Driving Improvements in Modern Slavery Reporting: The Role for Australian Investors

Authors

  • Clare Bartram, ESG Specialist, Modern Slavery, ISS ESG.
  • Nga Pham, PhD, CFA., Research Fellow, Monash Centre for Financial Studies.

Key takeaways

Australia’s Modern Slavery Act 2018 (MSA) was intended to create a race to the top among Australian companies in addressing modern slavery disclosure. The response from corporate Australia is lagging, however. ISS ESG’s Modern Slavery Scorecard and Monash University Centre for Financial Studies’ (MCFS) research on corporate disclosures under the MSA identify three key gaps in S&P/ASX 300 modern slavery reporting and performance:

Identifying modern slavery exposure in operations

Operational-level modern slavery risks tend to be overlooked, especially in the professional services sectors.

There is a significant discrepancy between S&P/ASX 300 companies’ own assessment of their operational modern slavery risks as disclosed in their statements reviewed by MCFS, and the external assessment of companies’ risk by ISS

Mapping the extended supply chain to identify modern slavery risks

The majority of S&P/ASX 300 modern slavery statements do not extend to their indirect suppliers, where the risk of exploitative labour is high.

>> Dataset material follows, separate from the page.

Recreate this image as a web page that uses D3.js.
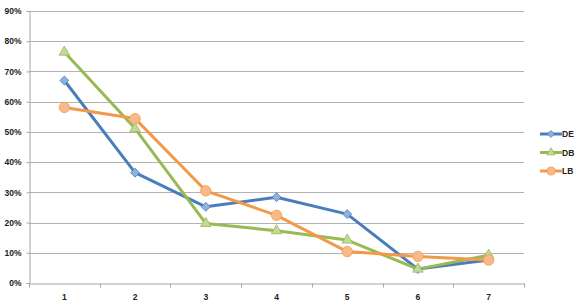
<!DOCTYPE html>
<html>
<head>
<meta charset="utf-8">
<script src="https://cdn.jsdelivr.net/npm/d3@7"></script>
<style>
  body { margin: 0; background: #fff; }
  text { font-family: "Liberation Sans", Arial, sans-serif; }
</style>
</head>
<body>
<div id="chart"></div>
<script>
var categories = [1, 2, 3, 4, 5, 6, 7];
var yTicks = [0, 0.1, 0.2, 0.3, 0.4, 0.5, 0.6, 0.7, 0.8, 0.9];
var seriesNames = ["DE", "DB", "LB"];
var deValues = [0.67, 0.365, 0.252, 0.284, 0.228, 0.046, 0.076];
var dbValues = [0.764, 0.511, 0.197, 0.173, 0.142, 0.046, 0.092];
var lbValues = [0.581, 0.544, 0.305, 0.224, 0.104, 0.088, 0.076];

var width = 584, height = 304;
var margin = {left: 29, right: 60, top: 11, bottom: 21};

var svg = d3.select("#chart").append("svg")
    .attr("width", width)
    .attr("height", height);

var x = d3.scaleBand()
    .domain(categories)
    .range([margin.left, width - margin.right]);

var y = d3.scaleLinear()
    .domain([0, 0.9])
    .range([height - margin.bottom, margin.top]);

// square rotated 45deg gives the wide excel-style diamond
var squareDiamond = {
  draw: function(context, size) {
    var r = Math.sqrt(size / 2);
    context.moveTo(0, -r);
    context.lineTo(r, 0);
    context.lineTo(0, r);
    context.lineTo(-r, 0);
    context.closePath();
  }
};

var series = [
  {name: "DE", values: deValues, color: "#4a7ebb", light: "#8fb2dc", shape: squareDiamond, size: 40},
  {name: "DB", values: dbValues, color: "#98b954", light: "#c3d99a", shape: d3.symbolTriangle, size: 48},
  {name: "LB", values: lbValues, color: "#f39a4a", light: "#f8b98a", shape: d3.symbolCircle, size: 85}
];

// gridlines
svg.append("g")
  .selectAll("line")
  .data(yTicks.slice(1))
  .enter().append("line")
    .attr("x1", margin.left)
    .attr("x2", width - margin.right)
    .attr("y1", function(d) { return Math.round(y(d)) + 0.5; })
    .attr("y2", function(d) { return Math.round(y(d)) + 0.5; })
    .attr("stroke", "#b3b3b3")
    .attr("stroke-width", 1);

// y axis
var yAxis = svg.append("g")
    .attr("transform", "translate(" + (margin.left + 0.5) + ",0)")
    .call(d3.axisLeft(y).tickValues(yTicks).tickFormat(d3.format(".0%")).tickSize(3).tickPadding(5));

// x axis
var xAxis = svg.append("g")
    .attr("transform", "translate(0," + (Math.round(y(0)) + 0.5) + ")")
    .call(d3.axisBottom(x).tickSize(0).tickPadding(10));

// boundary ticks on x axis
xAxis.selectAll(".bound")
  .data(categories.concat([null]))
  .enter().append("line")
    .attr("class", "bound")
    .attr("x1", function(d, i) { return Math.round(margin.left + i * x.bandwidth()) + 0.5; })
    .attr("x2", function(d, i) { return Math.round(margin.left + i * x.bandwidth()) + 0.5; })
    .attr("y1", 0)
    .attr("y2", 4)
    .attr("stroke", "#a6a6a6");

[yAxis, xAxis].forEach(function(ax) {
  ax.select(".domain").attr("stroke", "#a6a6a6");
  ax.selectAll(".tick line").attr("stroke", "#a6a6a6");
  ax.selectAll("text")
    .attr("fill", "#222")
    .style("font-size", "8.5px")
    .style("font-weight", "bold");
});

var line = d3.line()
    .x(function(d, i) { return x(categories[i]) + x.bandwidth() / 2; })
    .y(function(d) { return y(d); });

series.forEach(function(s) {
  svg.append("path")
    .datum(s.values)
    .attr("fill", "none")
    .attr("stroke", s.color)
    .attr("stroke-width", 3)
    .attr("stroke-linejoin", "round")
    .attr("d", line);
});

series.forEach(function(s) {
  svg.append("g")
    .selectAll("path")
    .data(s.values)
    .enter().append("path")
      .attr("transform", function(d, i) {
        return "translate(" + (x(categories[i]) + x.bandwidth() / 2) + "," + y(d) + ")";
      })
      .attr("d", d3.symbol().type(s.shape).size(s.size))
      .attr("fill", s.light)
      .attr("stroke", s.color)
      .attr("stroke-width", 0.8);
});

// legend
var legend = svg.append("g")
    .attr("transform", "translate(540,134)");

var item = legend.selectAll("g")
  .data(series)
  .enter().append("g")
    .attr("transform", function(d, i) { return "translate(0," + (i * 18.5) + ")"; });

item.append("line")
    .attr("x1", 0).attr("x2", 22)
    .attr("y1", 0).attr("y2", 0)
    .attr("stroke", function(d) { return d.color; })
    .attr("stroke-width", 3);

item.append("path")
    .attr("transform", "translate(11,0)")
    .attr("d", function(d) { return d3.symbol().type(d.shape).size(d.size * 0.6)(); })
    .attr("fill", function(d) { return d.light; })
    .attr("stroke", function(d) { return d.color; })
    .attr("stroke-width", 0.8);

item.append("text")
    .attr("x", 22)
    .attr("y", 3)
    .attr("fill", "#222")
    .style("font-size", "8.5px")
    .style("font-weight", "bold")
    .text(function(d) { return d.name; });
</script>
</body>
</html>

To better understand modern slavery risks, investors can encourage companies to map their extended supply chains and have a systematic approach to risk assessment and management.

Providing and enabling remedy

Examples of remediation of modern slavery controversies are scarce. Credible measures have been adopted in only 4% of cases assessed by ISS ESG.

Just over half (51%) of S&P/ASX 300 companies describe remediation processes in their modern slavery statements, and these tend to prioritise whistle-blower policies over mechanisms that address the root cause of exploitative labour.